How do followers of Jesus Christ determine whether it is right or wrong to do a specific thing? For example, is it OK for Christians to go to the movies? Play poker? Smoke tobacco? Drink alcohol, even moderately? Engage in civil disobedience? How do we answer such questions? May I suggest a checklist of principles—not a list of rules—to help us decide on such matters?[1] If all we had was a list of rules, unless the issue at hand was mentioned in the rules, then we would still be without help. The Scriptures were written thousands of years ago, and many of the specific issues we face today were not faced by people in those days, so no specific Scripture may address the issue. Nonetheless, people then did face similar issues, and if we can find the applicable, scriptural principles involved, we can apply them to the many issues that challenge our decision-making today. This decision-making rubric consists of five guidelines.

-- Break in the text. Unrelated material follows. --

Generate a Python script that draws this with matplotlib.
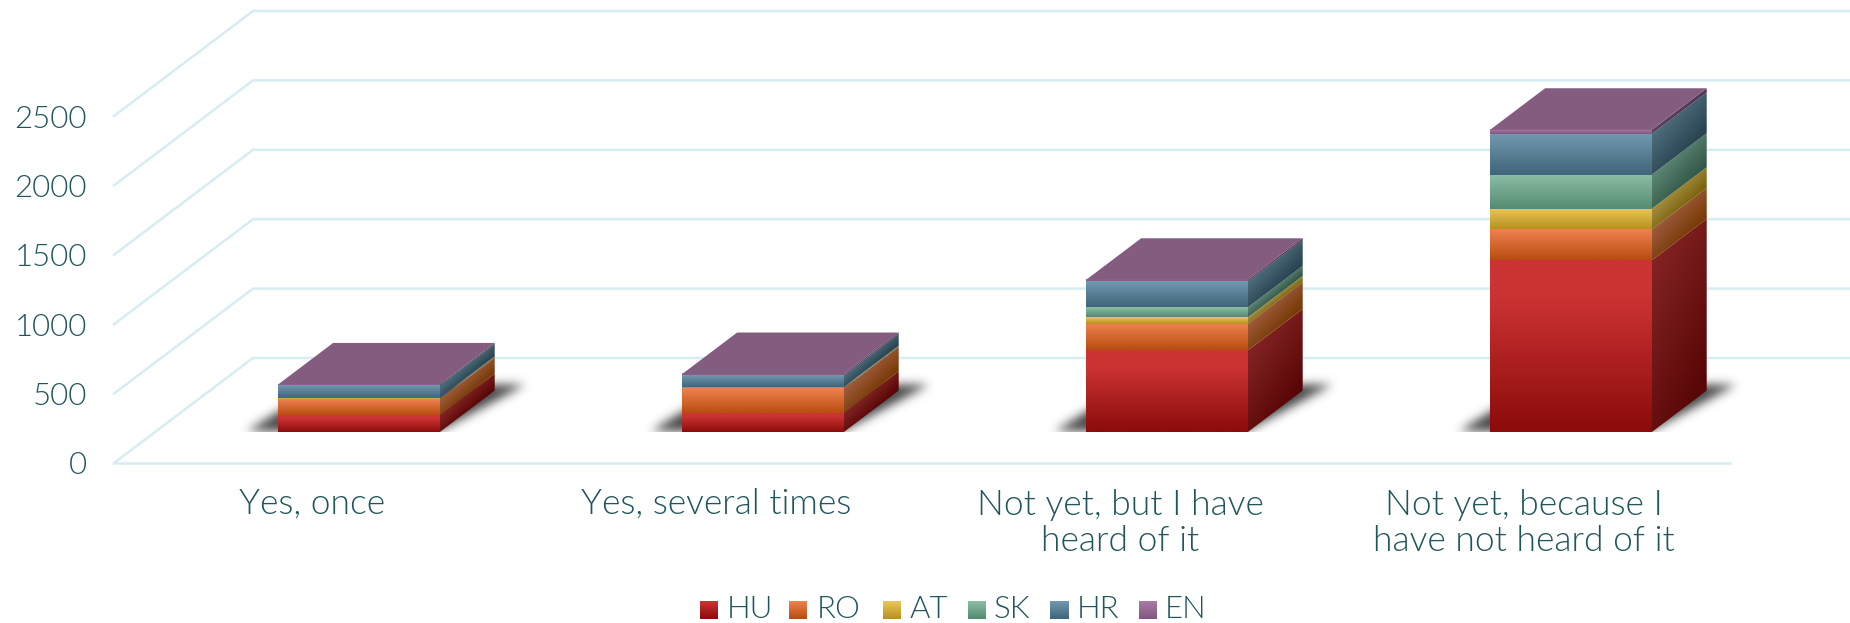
import numpy as np
import matplotlib
matplotlib.use('Agg')
import matplotlib.pyplot as plt
from matplotlib.patches import Polygon
from matplotlib.path import Path

plt.rcParams['font.family'] = ['Lato', 'DejaVu Sans']

# data
categories = ['Yes, once', 'Yes, several times', 'Not yet, but I have\nheard of it',
              'Not yet, because I\nhave not heard of it']
countries = ['HU', 'RO', 'AT', 'SK', 'HR', 'EN']
HU = [122, 139, 588, 1237]
RO = [115, 175, 192, 223]
AT = [5, 5, 46, 149]
SK = [5, 5, 72, 245]
HR = [89, 84, 187, 295]
EN = [7, 10, 12, 29]
yticks = [0, 500, 1000, 1500, 2000, 2500]

# colours: (top, bottom) of each front face and of each side face
front_cols = ['#CC3333', '#EF8250', '#EAC65C', '#8ABEA6', '#7098AF', '#A97BA8']
front_dark = ['#8C0B0B', '#B84D10', '#B8911C', '#558B71', '#41657A', '#80577E']
side_cols = ['#822222', '#9C5A3A', '#A38C3E', '#5C8472', '#4C6B7B', '#5F4560']
side_dark = ['#580606', '#783A06', '#7C640E', '#325847', '#294350', '#4A3049']
top_col = '#845C7F'
text_col = '#1F565B'
grid_col = '#D6EDF1'

W, H = 1850, 623
px_per_cat = 404.0
px_per_val = 0.1388
x0_px, y0_px = 114.0, 463.0
depth_x = 139 / px_per_cat
depth_y = 105 / px_per_val
bar_w = 0.4
d_front, d_back = 0.295, 0.69
bar_shift = 2.0 / px_per_cat
tick_size = 22.5
cat_size = 25.5
leg_size = 22.5
light = 320

fig = plt.figure(figsize=(W / 100, H / 100), dpi=100, facecolor='white')
ax = fig.add_axes([0, 0, 1, 1])


def proj(cat, val, d=0.0):
    return cat + d * depth_x, val + d * depth_y


def px_x(px):
    return (px - x0_px) / px_per_cat


def px_y(px):
    return (y0_px - px) / px_per_val


def hex_rgb(c):
    return np.array(matplotlib.colors.to_rgb(c))


def shade(t, c1, c2):
    t = np.clip(t, 0, 1)[..., None]
    return hex_rgb(c1) * (1 - t) + hex_rgb(c2) * t


def front_face(l, r, b, t, c1, c2, hold=0.2):
    s = np.linspace(0, 1, 64)[:, None]
    img = shade((s.repeat(2, axis=1) - hold) / (1 - hold), c1, c2)
    ax.imshow(img, extent=(l, r, b, t), aspect='auto', origin='upper', zorder=5,
              interpolation='bilinear')


def side_face(x, b, t, c1, c2):
    xa, ya = proj(x, b, d_front)
    xb, yb = proj(x, t, d_front)
    xc, yc = proj(x, t, d_back)
    xd, yd = proj(x, b, d_back)
    poly = Polygon([(xa, ya), (xb, yb), (xc, yc), (xd, yd)], closed=True,
                   transform=ax.transData, fc='none', ec='none')
    ax.add_patch(poly)
    u, v = np.meshgrid(np.linspace(0, 1, 60), np.linspace(1, 0, 200))
    ys = ya + v * (yc - ya)
    s = (yb + u * (yc - yb) - ys) / max(t - b, 1)
    img = shade(0.75 * s + 0.35 * u - 0.05, c1, c2)
    im = ax.imshow(img, extent=(xa, xc, ya, yc), aspect='auto', origin='upper', zorder=4,
                   interpolation='bilinear')
    im.set_clip_path(poly)


def shadow(l, r):
    # soft shadow on the floor, blurred by hand since scipy is not around
    y_f = proj(0, 0, d_front)[1]
    y_b = proj(0, 0, d_back)[1]
    xl = l + depth_x * d_front
    xr = r + depth_x * d_front
    bx = depth_x * (d_back - d_front)
    pts = [(xl - 32 / px_per_cat, y_f), (xr - 2 / px_per_cat, y_f),
           (xr + bx + 30 / px_per_cat, y_b + 6 / px_per_val),
           (xl + bx, y_b + 6 / px_per_val), (xl, y_f + 20 / px_per_val)]
    gx = np.arange(xl - 60 / px_per_cat, xr + bx + 70 / px_per_cat, 1 / px_per_cat)
    gy = np.arange(y_f, y_b + 40 / px_per_val, 1 / px_per_val)
    X, Y = np.meshgrid(gx, gy)
    # work in pixel-like units so the hit test is not squashed
    path = Path([(p[0] * px_per_cat, p[1] * px_per_val) for p in pts] + [(0, 0)], closed=True)
    inside = path.contains_points(np.c_[X.ravel() * px_per_cat, Y.ravel() * px_per_val])
    mask = inside.reshape(X.shape).astype(float)
    kern = np.exp(-0.5 * (np.arange(-14, 15) / 5.0) ** 2)
    kern /= kern.sum()
    pad = np.pad(mask, ((14, 14), (14, 14)), mode='constant')
    pad[:14, :] = pad[14, :]
    blur = np.apply_along_axis(lambda a: np.convolve(a, kern, mode='same'), 0, pad)
    blur = np.apply_along_axis(lambda a: np.convolve(a, kern, mode='same'), 1, blur)
    blur = blur[14:-14, 14:-14]
    img = np.zeros(X.shape + (4,))
    img[..., :3] = hex_rgb('#444444')
    img[..., 3] = np.clip(blur * 1.1, 0, 1) * 0.9
    ax.imshow(img, extent=(gx[0], gx[-1], gy[0], gy[-1]), aspect='auto', origin='lower',
              zorder=3, interpolation='bilinear')


# grid: diagonal on the side wall, back wall, front floor edge
for v in yticks:
    xa, ya = proj(0, v, 0)
    xb, yb = proj(0, v, 1)
    xc, yc = proj(5, v, 1)
    if v == 0:
        ax.plot([xa, proj(4, 0, 0)[0]], [ya, ya], color=grid_col, lw=1.8, zorder=1)
    ax.plot([xa, xb, xc], [ya, yb, yc], color=grid_col, lw=1.8, zorder=1,
            solid_joinstyle='miter')
    ax.text(px_x(87), v - 3 / px_per_val, str(v), ha='right', va='center', fontsize=tick_size,
            color=text_col, fontweight=light)

# bars
series = [HU, RO, AT, SK, HR, EN]
for i, cat in enumerate(categories):
    left = i + 0.5 - bar_w / 2 + bar_shift
    right = left + bar_w
    shadow(left, right)
    base = 0
    for j, s in enumerate(series):
        top = base + s[i]
        xl = proj(left, 0, d_front)[0]
        xr = proj(right, 0, d_front)[0]
        yb = proj(0, base, d_front)[1]
        yt = proj(0, top, d_front)[1]
        front_face(xl, xr, yb, yt, front_cols[j], front_dark[j], 0.2 if j == 0 else 0)
        side_face(right, base, top, side_cols[j], side_dark[j])
        base = top
    corners = [proj(left, base, d_front), proj(right, base, d_front),
               proj(right, base, d_back), proj(left, base, d_back)]
    ax.add_patch(Polygon(corners, closed=True, fc=top_col, ec='none', zorder=6))
    label_y = 523 if '\n' in cat else 504
    ax.text(i + 0.49, px_y(label_y), cat, ha='center', va='center',
            fontsize=cat_size, color=text_col, linespacing=1.17, fontweight=light)

# legend
sq_left = [700, 789, 883, 968, 1050, 1139]
txt_left = [726.5, 817, 910, 994, 1077, 1165]
for name, sx, tx, c1, c2 in zip(countries, sq_left, txt_left, front_cols, front_dark):
    s = np.linspace(0, 1, 32)[:, None].repeat(2, axis=1)
    ax.imshow(shade(s, c1, c2), extent=(px_x(sx), px_x(sx + 18), px_y(619), px_y(601)),
              aspect='auto', origin='upper', zorder=5)
    ax.text(px_x(tx), px_y(609), name, ha='left', va='center',
            fontsize=leg_size, color=text_col, fontweight=light)

ax.set_xlim(px_x(0), px_x(W))
ax.set_ylim(px_y(H), px_y(0))
ax.axis('off')

fig.savefig('out.png', dpi=100, facecolor='white')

  1. Specific Scripture: When we are trying to determine the rightness or wrongness of an action, our first step must be to turn to the Bible to see is there is a specific Scripture dealing with the issue. If there is, and the Scripture says it is right, then it is right. If the Bible says it is wrong, then it is wrong. We look first to the Scriptures to see if there are any absolute prohibitions or commands. If so, then that issue has been settled once for all by the authoritative Scriptures and is not up for debate for those who accept the Bible as the final rule for their faith and practice. For example, both the Old and the New Testament say that stealing, adultery, blaspheming God, coveting, etc. are wrong, and so we do not do those things. Positively, it is right to love one another, to preach the Gospel to the whole world, etc., so we do those things. These issues are specifically covered in Scripture, and that settles the matter. In instances like these, if we decide to go ahead and act contrary to what the Word of God says, then we directly disobey God and need to confess that sin and be restored to fellowship with Him. It is not necessary to proceed through the rest of this checklist if Scripture specifically addresses our issue, and we must abide by it. However, if a matter is not covered by a particular Scripture, then we need to look for other principles. Assuming that is the case, we turn then to the next guideline.

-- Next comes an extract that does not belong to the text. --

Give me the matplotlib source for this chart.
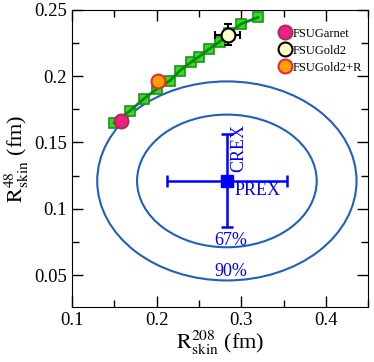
import matplotlib
matplotlib.use("Agg")
import matplotlib.pyplot as plt
import numpy as np
from matplotlib.patches import Ellipse
from matplotlib.ticker import MultipleLocator

plt.rcParams["font.family"] = ["Liberation Serif", "DejaVu Serif"]
plt.rcParams["mathtext.fontset"] = "stix"

# model family (green squares)
skin208 = [0.150, 0.1686, 0.1854, 0.2004, 0.2157, 0.2274, 0.2412, 0.2501,
           0.2619, 0.2745, 0.286, 0.300, 0.3195]
skin48 = [0.1646, 0.1738, 0.1831, 0.1904, 0.1965, 0.204, 0.2108, 0.2146,
          0.2204, 0.2259, 0.2327, 0.2394, 0.2442]

# named models
models = ["FSUGarnet", "FSUGold2", "FSUGold2+R"]
model_x = [0.1584, 0.2839, 0.2023]
model_y = [0.1663, 0.2311, 0.1965]
model_face = ["#ee1f8a", "#ffffc8", "#ffa000"]
model_edge = ["#a83048", "#000000", "#e82838"]
gold2_xerr = 0.015
gold2_yerr = 0.008

# PREX / CREX measurement
prex_x, prex_err = 0.283, 0.071
crex_y, crex_err = 0.121, 0.035

# confidence ellipses (half widths)
ell_labels = ["67%", "90%"]
ell_a = [0.106, 0.153]
ell_b = [0.050, 0.075]
ell_label_y = [0.076, 0.0527]

fig = plt.figure(figsize=(3.74, 3.62), dpi=100)
ax = fig.add_axes([0.192, 0.152, 0.793, 0.821])

for a, b, lab, ly in zip(ell_a, ell_b, ell_labels, ell_label_y):
    ax.add_patch(Ellipse((prex_x, crex_y), 2 * a, 2 * b, fill=False,
                         edgecolor="#1f5fbf", lw=1.5, zorder=1))
    ax.text(prex_x + 0.005, ly, lab, color="#0000ff", fontsize=13,
            ha="center", va="center")

ax.plot(skin208, skin48, "s", ms=7, mfc="#33dd22", mec="#1f8f1f",
        mew=1.2, ls="none", zorder=2)
ax.plot(skin208, skin48, color="#0a8a0a", lw=2, zorder=3)

ax.errorbar(model_x[1], model_y[1], xerr=gold2_xerr, yerr=gold2_yerr,
            fmt="none", ecolor="black", elinewidth=1.5, capsize=3,
            capthick=1.5, zorder=4)
for name, mx, my, fc, ec in zip(models, model_x, model_y, model_face, model_edge):
    ax.plot(mx, my, "o", ms=10, mfc=fc, mec=ec, mew=1.5, ls="none",
            label=name, zorder=5)

ax.errorbar(prex_x, crex_y, xerr=prex_err, yerr=crex_err, fmt="s", ms=8,
            color="#0000ff", elinewidth=1.8, capsize=4, capthick=1.8, zorder=4)
ax.text(0.319, 0.114, "PREX", color="#0000ff", fontsize=13, ha="center",
        va="center")
ax.text(0.2975, 0.146, "CREX", color="#0000ff", fontsize=13, ha="center",
        va="center", rotation=90)

ax.set_xlim(0.1, 0.45)
ax.set_ylim(0.026, 0.25)
ax.xaxis.set_major_locator(MultipleLocator(0.1))
ax.xaxis.set_minor_locator(MultipleLocator(0.05))
ax.yaxis.set_major_locator(MultipleLocator(0.05))
ax.yaxis.set_minor_locator(MultipleLocator(0.025))
ax.tick_params(which="both", direction="in", top=True, right=True,
               labelsize=13.5)
ax.tick_params(which="major", length=8, width=1)
ax.tick_params(which="minor", length=5, width=1)
ax.xaxis.set_major_formatter(plt.FuncFormatter(lambda v, p: f"{v:g}"))
ax.yaxis.set_major_formatter(plt.FuncFormatter(lambda v, p: f"{v:g}"))

ax.set_xlabel(r"$\mathrm{R}^{208}_{\mathrm{skin}}$ (fm)", fontsize=16, labelpad=0)
ax.set_ylabel(r"$\mathrm{R}^{48}_{\mathrm{skin}}$ (fm)", fontsize=16, labelpad=2)

ax.legend(loc="upper left", bbox_to_anchor=(0.68, 0.957), frameon=False,
          fontsize=9, handletextpad=0.1, handlelength=1.0, borderaxespad=0,
          labelspacing=0.4)

fig.savefig("out.png", dpi=100)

  2. The Christian’s body is the temple of the Holy Spirit (1 Cor 6:19; 3:16; Rom 8:9): When a person receives Jesus Christ as Lord and Savior and is justified by faith in Him, the Holy Spirit of God comes to indwell that Christian. The Christian’s body is the temple of the Holy Spirit. Because the Spirit of Jesus lives in believers, our living should honor Him. We should do nothing that would harm our physical bodies: e.g., tobacco use, drunkenness, obesity from overeating, lack of sleep or exercise, etc. Neither should we desecrate the temple of the Holy Spirit by mental aberrations: e.g., viewing pornography, reading inappropriate material, watching unsuitable television programs, etc. We avoid anything that tears down or desecrates the human body or mind because our entire being is the Holy Spirit’s dwelling place (though obvious exceptions are acts of heroism and unselfishness that may cause us to risk our lives to save others or to advance their well-being). Suppose, however, that the particular issue does not harm the body physically or mentally, and still no specific Scripture addresses it. We need, therefore, to proceed to the next principle.

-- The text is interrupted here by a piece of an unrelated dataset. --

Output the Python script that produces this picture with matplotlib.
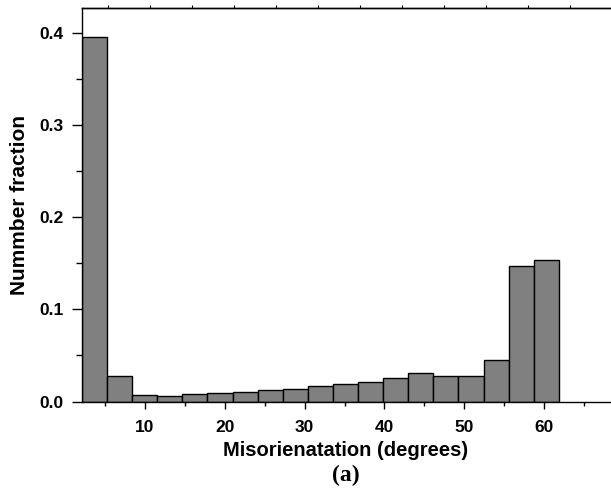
import numpy as np
import matplotlib.pyplot as plt
from matplotlib.ticker import MultipleLocator

# histograma de desorientacion
bin_start = 2.1
bin_width = 3.145
fractions = [0.395, 0.0273, 0.0067, 0.0063, 0.0078, 0.0089, 0.0103, 0.0125,
             0.0132, 0.0165, 0.019, 0.0208, 0.0252, 0.0306, 0.0277, 0.0277,
             0.0447, 0.147, 0.1535]
x_ticks = [10, 20, 30, 40, 50, 60]
y_ticks = [0.0, 0.1, 0.2, 0.3, 0.4]

lefts = bin_start + bin_width * np.arange(len(fractions))

fig = plt.figure(figsize=(6.11, 4.91), dpi=100)
ax = fig.add_axes([82 / 611, 1 - 401.5 / 491, 528 / 611, 393.5 / 491])

ax.bar(lefts, fractions, width=bin_width, align='edge', color='#808080',
       edgecolor='black', linewidth=1.0)

ax.set_xlim(2.1, 68.26)
ax.set_ylim(0, 0.427)
ax.set_xticks(x_ticks)
ax.set_yticks(y_ticks)
ax.set_yticklabels(['{:.1f}'.format(v) for v in y_ticks])
ax.xaxis.set_minor_locator(MultipleLocator(5))
ax.yaxis.set_minor_locator(MultipleLocator(0.05))

ax.spines['right'].set_visible(False)
for s in ['left', 'bottom', 'top']:
    ax.spines[s].set_linewidth(1.0)

# marcas del eje superior (cortitas, separadas distinto)
top = ax.secondary_xaxis('top')
top.set_xticks(np.arange(5.36, 68, 5.26))
top.tick_params(direction='out', length=2, width=0.8, labeltop=False)
top.spines['top'].set_linewidth(1.0)

ax.tick_params(axis='y', which='major', direction='out', length=7, width=1.0,
               labelsize=12.5, pad=6)
ax.tick_params(axis='y', which='minor', direction='out', length=4, width=1.0)
ax.tick_params(axis='x', which='major', direction='out', length=5, width=1.0,
               labelsize=12.5, pad=8)
ax.tick_params(axis='x', which='minor', direction='out', length=3, width=1.0)
for lab in ax.get_xticklabels() + ax.get_yticklabels():
    lab.set_fontfamily('Liberation Sans')
    lab.set_fontweight('bold')

ax.set_xlabel('Misorienatation (degrees)', fontsize=14.5, fontweight='bold',
              family='Liberation Sans', labelpad=5)
ax.set_ylabel('Nummber fraction', fontsize=15, fontweight='bold',
              family='Liberation Sans', labelpad=8)
fig.text((82 + 610) / 2 / 611, 1 - 475 / 491, '(a)', ha='center',
         va='center', fontsize=17, fontweight='bold', family='Liberation Serif')

fig.savefig('out.png', dpi=100)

  3. Spiritual Headship: God is a God of order; He is not the author of confusion (cf. 1 Cor 14:33). In carrying out this order, he has established certain categories in which someone is in charge and others are to follow that one who is in charge. God has set forth in Scripture five principle areas in which this kind of relationship exists: (1) wives submit to their husbands (Eph 5:22–33; Col 3:18–19; 1 Pet 3:1–7); (2) children obey their parents (Eph 6:1–3; Col 3:20–21); (3) congregations follow their pastors/elders[2] (Acts 20:28; 1 Tim 5:1, 19; Heb 13:7, 17; 1 Pet 5:2–5); (4) citizens obey the government (Rom 13:1–7; 1 Tim 2:1–4; Titus 3:1; 1 Pet 2:13–17); and (5) slaves obey their masters; today we might say employees submit to their employers (Eph 6:5–9; Col 3:22–4:1; 1 Tim 6:1–2; Titus 2:9–10; 1 Pet 2:18). If your spiritual head in any of these areas thinks that a certain thing is right or wrong for you, then it becomes right or wrong for you just as much as if it were specifically written down in the Word of God. Now, obviously there’s a limit here. No spiritual head has the right to command you to do anything that is illegal, immoral or un-Christian. At that point, we draw the line and obey the Word of God rather than our spiritual head. Short of that extreme, however, as Christians, we are to submit to the spiritual heads whom God has appointed over us in these particular areas. But suppose that the certain issue passes the test of spiritual headship, does not harm the body physically or mentally, and no specific Scripture addresses it. We need then to proceed to the next principle.
  4. Weaker Brother (Rom 14:1–15:13; 1 Cor 8–10): In 1 Corinthians 8–10, an issue arose in the church at Corinth concerning eating meat that was offered to idols. Priests in pagan temples would sacrifice meat to idols. What leftover meat the priest and his family could not eat was placed in the marketplace to be sold at a discount price. There, it would be available to anyone who wanted to buy it for food, including Christians. Some Christians in Corinth thought nothing was wrong with eating the meat. However, the practice offended other believers because of its connection to idolatry. This issue became problematic in the church, so they called upon Paul to settle the matter. Paul taught that nothing was wrong with eating the meat because there is no such thing as idols (1 Cor 8:4). However, he said not everybody knows this (1 Cor 8:7), and thus believers should refrain from eating the meat rather than cause a fellow believer to sin against his or her conscience. On matters such as these, Paul later said that, though all things are lawful to do, not all things are profitable, nor do they edify one’s neighbor (cf. 1 Cor 10:22). Paul’s modus operandi in ministry was that he would do nothing to hinder the Gospel of Christ (cf. 1 Cor 9:12), so this principle says that if a particular action offends or causes a brother or sister in Christ to stumble or falter in the faith, then we should not do it (1 Cor 8:13). However, if the issue does not offend our brother in Christ, is acceptable to our spiritual heads, does not harm our body or mind, and no Scripture specifically addresses it, then we should continue to the next principle.
  5. The Glory of God (1 Cor 10:31): This principle simply asks, “Does the action being considered genuinely honor, please and glorify God?” Does it make much of the Lord, magnify His reputation, and recognize His greatness? If so, and the issue has already passed with flying colors the thorough scrutiny of each of the first four principles, then we stand on good ground and have considerable assurance that we may do it.

[1]I am indebted to my friend and mentor, William E. Bell, Jr., professor emeritus of religion at Dallas Baptist University, who first shared this rubric with me in his classes several years ago. It is presented here in a considerably modified form.
[2]For Baptists, though congregations govern local churches by making decisions under Christ’s Lordship, biblically-qualified pastors lead congregations through their godly example and the faithful preaching of God’s Word, and congregants should follow them.